▶ _What you should do_: Restate the data exactly as given and keep the pictures out.

Figure scripts:
'''
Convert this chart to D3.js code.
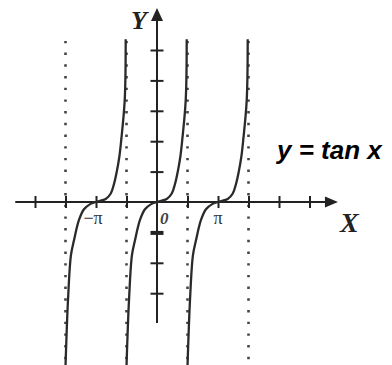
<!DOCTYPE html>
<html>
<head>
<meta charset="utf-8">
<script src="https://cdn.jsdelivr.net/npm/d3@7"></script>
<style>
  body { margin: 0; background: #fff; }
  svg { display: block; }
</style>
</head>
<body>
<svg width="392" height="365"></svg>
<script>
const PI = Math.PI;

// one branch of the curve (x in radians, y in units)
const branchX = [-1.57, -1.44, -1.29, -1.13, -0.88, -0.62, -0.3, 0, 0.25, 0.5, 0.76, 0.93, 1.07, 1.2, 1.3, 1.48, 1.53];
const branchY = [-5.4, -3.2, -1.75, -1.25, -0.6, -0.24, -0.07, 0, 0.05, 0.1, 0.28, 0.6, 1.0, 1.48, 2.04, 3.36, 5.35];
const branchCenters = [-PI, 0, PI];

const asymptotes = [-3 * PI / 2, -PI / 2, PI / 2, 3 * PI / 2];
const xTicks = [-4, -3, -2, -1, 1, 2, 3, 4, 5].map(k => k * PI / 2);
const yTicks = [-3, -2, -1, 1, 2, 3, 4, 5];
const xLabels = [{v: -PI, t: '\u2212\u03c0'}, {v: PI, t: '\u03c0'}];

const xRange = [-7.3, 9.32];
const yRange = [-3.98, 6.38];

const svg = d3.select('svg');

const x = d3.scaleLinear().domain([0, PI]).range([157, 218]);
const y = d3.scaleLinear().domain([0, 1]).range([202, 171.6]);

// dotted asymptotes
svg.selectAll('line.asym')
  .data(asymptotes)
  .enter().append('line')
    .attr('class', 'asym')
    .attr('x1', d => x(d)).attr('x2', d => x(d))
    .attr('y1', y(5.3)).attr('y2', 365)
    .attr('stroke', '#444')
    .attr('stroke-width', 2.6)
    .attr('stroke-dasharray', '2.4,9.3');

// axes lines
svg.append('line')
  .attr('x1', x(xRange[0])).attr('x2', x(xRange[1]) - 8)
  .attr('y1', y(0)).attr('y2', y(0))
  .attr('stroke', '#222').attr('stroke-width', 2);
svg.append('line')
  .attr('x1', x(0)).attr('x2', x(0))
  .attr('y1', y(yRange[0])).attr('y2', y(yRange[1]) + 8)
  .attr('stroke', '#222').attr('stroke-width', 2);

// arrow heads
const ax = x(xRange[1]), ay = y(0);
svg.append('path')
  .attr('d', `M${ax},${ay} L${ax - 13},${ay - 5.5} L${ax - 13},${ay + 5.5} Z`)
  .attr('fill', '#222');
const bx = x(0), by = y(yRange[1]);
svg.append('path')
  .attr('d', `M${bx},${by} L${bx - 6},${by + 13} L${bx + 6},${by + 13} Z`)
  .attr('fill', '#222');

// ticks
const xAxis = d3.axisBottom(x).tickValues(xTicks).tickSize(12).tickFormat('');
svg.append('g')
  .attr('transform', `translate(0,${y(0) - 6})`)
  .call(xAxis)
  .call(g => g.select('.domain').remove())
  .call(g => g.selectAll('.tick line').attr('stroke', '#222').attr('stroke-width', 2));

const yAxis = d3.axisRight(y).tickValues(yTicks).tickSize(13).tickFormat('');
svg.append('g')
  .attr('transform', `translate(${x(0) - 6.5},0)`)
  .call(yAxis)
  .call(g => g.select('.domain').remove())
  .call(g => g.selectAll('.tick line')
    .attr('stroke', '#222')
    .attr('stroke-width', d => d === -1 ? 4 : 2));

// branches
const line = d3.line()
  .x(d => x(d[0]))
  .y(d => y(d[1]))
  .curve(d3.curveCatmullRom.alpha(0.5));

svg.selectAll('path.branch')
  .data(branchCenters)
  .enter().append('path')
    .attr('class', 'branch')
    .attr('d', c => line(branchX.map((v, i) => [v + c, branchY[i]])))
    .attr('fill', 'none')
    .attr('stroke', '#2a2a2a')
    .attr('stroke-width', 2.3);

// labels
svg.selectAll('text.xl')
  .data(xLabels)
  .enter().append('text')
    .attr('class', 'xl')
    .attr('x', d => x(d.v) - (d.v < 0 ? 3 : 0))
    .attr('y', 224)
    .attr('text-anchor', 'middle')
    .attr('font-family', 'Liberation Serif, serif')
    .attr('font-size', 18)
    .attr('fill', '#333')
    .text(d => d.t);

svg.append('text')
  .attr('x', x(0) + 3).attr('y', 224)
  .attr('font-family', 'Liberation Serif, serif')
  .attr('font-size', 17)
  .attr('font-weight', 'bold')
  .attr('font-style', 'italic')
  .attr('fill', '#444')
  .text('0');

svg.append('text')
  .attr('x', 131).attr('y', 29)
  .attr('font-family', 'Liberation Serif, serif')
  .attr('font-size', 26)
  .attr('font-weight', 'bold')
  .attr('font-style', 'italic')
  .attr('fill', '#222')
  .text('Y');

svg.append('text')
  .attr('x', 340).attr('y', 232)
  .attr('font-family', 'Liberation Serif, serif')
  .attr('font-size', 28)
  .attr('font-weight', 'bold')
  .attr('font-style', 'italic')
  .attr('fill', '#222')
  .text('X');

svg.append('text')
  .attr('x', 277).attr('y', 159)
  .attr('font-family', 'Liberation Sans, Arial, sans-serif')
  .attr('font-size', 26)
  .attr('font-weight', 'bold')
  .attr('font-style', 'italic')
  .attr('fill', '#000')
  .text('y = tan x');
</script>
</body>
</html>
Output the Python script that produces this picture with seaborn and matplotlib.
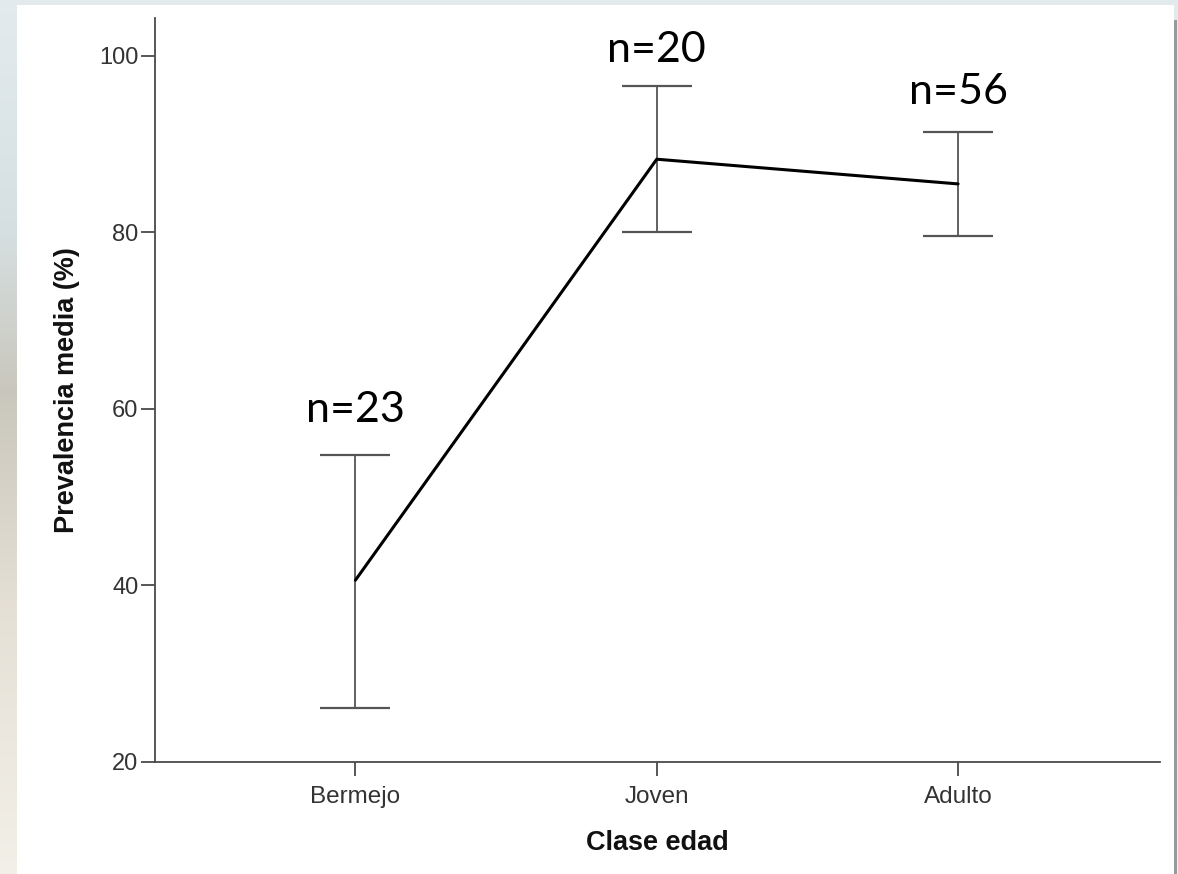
'''
▶ _Written solution_:
Convert this chart to D3.js code.
<!DOCTYPE html>
<html>
<head>
<meta charset="utf-8">
<script src="https://cdn.jsdelivr.net/npm/d3@7"></script>
<style>
  body { margin: 0; background: #fff; }
  svg { display: block; }
</style>
</head>
<body>
<svg width="392" height="365"></svg>
<script>
const PI = Math.PI;

// one branch of the curve (x in radians, y in units)
const branchX = [-1.57, -1.44, -1.29, -1.13, -0.88, -0.62, -0.3, 0, 0.25, 0.5, 0.76, 0.93, 1.07, 1.2, 1.3, 1.48, 1.53];
const branchY = [-5.4, -3.2, -1.75, -1.25, -0.6, -0.24, -0.07, 0, 0.05, 0.1, 0.28, 0.6, 1.0, 1.48, 2.04, 3.36, 5.35];
const branchCenters = [-PI, 0, PI];

const asymptotes = [-3 * PI / 2, -PI / 2, PI / 2, 3 * PI / 2];
const xTicks = [-4, -3, -2, -1, 1, 2, 3, 4, 5].map(k => k * PI / 2);
const yTicks = [-3, -2, -1, 1, 2, 3, 4, 5];
const xLabels = [{v: -PI, t: '\u2212\u03c0'}, {v: PI, t: '\u03c0'}];

const xRange = [-7.3, 9.32];
const yRange = [-3.98, 6.38];

const svg = d3.select('svg');

const x = d3.scaleLinear().domain([0, PI]).range([157, 218]);
const y = d3.scaleLinear().domain([0, 1]).range([202, 171.6]);

// dotted asymptotes
svg.selectAll('line.asym')
  .data(asymptotes)
  .enter().append('line')
    .attr('class', 'asym')
    .attr('x1', d => x(d)).attr('x2', d => x(d))
    .attr('y1', y(5.3)).attr('y2', 365)
    .attr('stroke', '#444')
    .attr('stroke-width', 2.6)
    .attr('stroke-dasharray', '2.4,9.3');

// axes lines
svg.append('line')
  .attr('x1', x(xRange[0])).attr('x2', x(xRange[1]) - 8)
  .attr('y1', y(0)).attr('y2', y(0))
  .attr('stroke', '#222').attr('stroke-width', 2);
svg.append('line')
  .attr('x1', x(0)).attr('x2', x(0))
  .attr('y1', y(yRange[0])).attr('y2', y(yRange[1]) + 8)
  .attr('stroke', '#222').attr('stroke-width', 2);

// arrow heads
const ax = x(xRange[1]), ay = y(0);
svg.append('path')
  .attr('d', `M${ax},${ay} L${ax - 13},${ay - 5.5} L${ax - 13},${ay + 5.5} Z`)
  .attr('fill', '#222');
const bx = x(0), by = y(yRange[1]);
svg.append('path')
  .attr('d', `M${bx},${by} L${bx - 6},${by + 13} L${bx + 6},${by + 13} Z`)
  .attr('fill', '#222');

// ticks
const xAxis = d3.axisBottom(x).tickValues(xTicks).tickSize(12).tickFormat('');
svg.append('g')
  .attr('transform', `translate(0,${y(0) - 6})`)
  .call(xAxis)
  .call(g => g.select('.domain').remove())
  .call(g => g.selectAll('.tick line').attr('stroke', '#222').attr('stroke-width', 2));

const yAxis = d3.axisRight(y).tickValues(yTicks).tickSize(13).tickFormat('');
svg.append('g')
  .attr('transform', `translate(${x(0) - 6.5},0)`)
  .call(yAxis)
  .call(g => g.select('.domain').remove())
  .call(g => g.selectAll('.tick line')
    .attr('stroke', '#222')
    .attr('stroke-width', d => d === -1 ? 4 : 2));

// branches
const line = d3.line()
  .x(d => x(d[0]))
  .y(d => y(d[1]))
  .curve(d3.curveCatmullRom.alpha(0.5));

svg.selectAll('path.branch')
  .data(branchCenters)
  .enter().append('path')
    .attr('class', 'branch')
    .attr('d', c => line(branchX.map((v, i) => [v + c, branchY[i]])))
    .attr('fill', 'none')
    .attr('stroke', '#2a2a2a')
    .attr('stroke-width', 2.3);

// labels
svg.selectAll('text.xl')
  .data(xLabels)
  .enter().append('text')
    .attr('class', 'xl')
    .attr('x', d => x(d.v) - (d.v < 0 ? 3 : 0))
    .attr('y', 224)
    .attr('text-anchor', 'middle')
    .attr('font-family', 'Liberation Serif, serif')
    .attr('font-size', 18)
    .attr('fill', '#333')
    .text(d => d.t);

svg.append('text')
  .attr('x', x(0) + 3).attr('y', 224)
  .attr('font-family', 'Liberation Serif, serif')
  .attr('font-size', 17)
  .attr('font-weight', 'bold')
  .attr('font-style', 'italic')
  .attr('fill', '#444')
  .text('0');

svg.append('text')
  .attr('x', 131).attr('y', 29)
  .attr('font-family', 'Liberation Serif, serif')
  .attr('font-size', 26)
  .attr('font-weight', 'bold')
  .attr('font-style', 'italic')
  .attr('fill', '#222')
  .text('Y');

svg.append('text')
  .attr('x', 340).attr('y', 232)
  .attr('font-family', 'Liberation Serif, serif')
  .attr('font-size', 28)
  .attr('font-weight', 'bold')
  .attr('font-style', 'italic')
  .attr('fill', '#222')
  .text('X');

svg.append('text')
  .attr('x', 277).attr('y', 159)
  .attr('font-family', 'Liberation Sans, Arial, sans-serif')
  .attr('font-size', 26)
  .attr('font-weight', 'bold')
  .attr('font-style', 'italic')
  .attr('fill', '#000')
  .text('y = tan x');
</script>
</body>
</html>
Output the Python script that produces this picture with seaborn and matplotlib.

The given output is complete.